As anyone knows who has spent time amid the animated billboards of Times Square, most people — given a choice between looking at life on a screen or at the real thing — will choose to watch the screen. So with “Wake Up,” one’s (shameful) instinct is just to sink into the movie.

No chance of that, though. Mr. Foreman periodically brightens the stage lights to the point that the filmed images bleach into nothingness. Sometimes question marks or X’s cover the faces of the speakers. The live performers open panels in the movie screen, revealing electric candles within.

This constant shifting of attention between two artistic worlds keeps you in a state of perceptual anxiety. Every time you are forced to refocus, whatever you see appears to be freshly reconceived. Despite the fuguelike repetition of images, sounds and words on and off screen, nothing feels fixed.

“Zip between this,” says a voice, “always double procedure.” I can’t remember who said that, whether it was a live performer or a film actor or one of those deep, disembodied voices. The line is typical, though, of the hortatory text, which seems to be trying to rally its audience into rebellion against complacency.

“Here is a world trying to run faster than the unconscious mind,” says the voice (Mr. Foreman’s, as it happens). The actors in the film, whose heads are often covered in newspaper shrouds, keep repeating the words “Maybe it will happen in my lifetime.” Is this the voice of hope or despair? It’s worth noting that they are also given to intoning, “Tick tock, tick tock; it’s broken and it can’t be fixed.”

Both sets of actors have a tendency to fall down, which is always true in Mr. Foreman’s productions. They also all brandish cards, plates, pointers and knives, which they hold suspensefully above their wrists, as if on the brink of suicide. The most haunting filmed images show women, stretched out on tables, who appear to be dead.

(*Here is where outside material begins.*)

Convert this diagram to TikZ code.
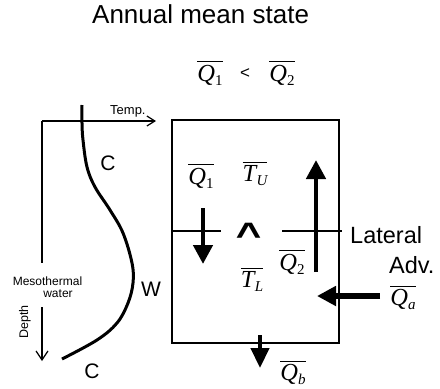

You’ll be happy to hear that these women’s eyes eventually flutter open. An optimist could say that Mr. Foreman is portraying a rebirth of unconsciousness — a dying that is actually, as the title promises, a reawakening.

Maybe. But as exhilarating as “Wake Up” is, it is also steeped in melancholy. Usually with Mr. Foreman, snatches of music summon the comic frenzy of silent movies. This time the aural backdrop is darker: a mixture of ringing cellphones, a wandering plaintive soprano and a hushed percussive beat that suggests an advancing army. “It can’t be fixed” is the mantra that stuck in my head.

But that’s probably just my unconscious mind talking. (Yours may have a different opinion.) Hey, that means it’s not dead after all. Mr. Foreman appears to have done his job.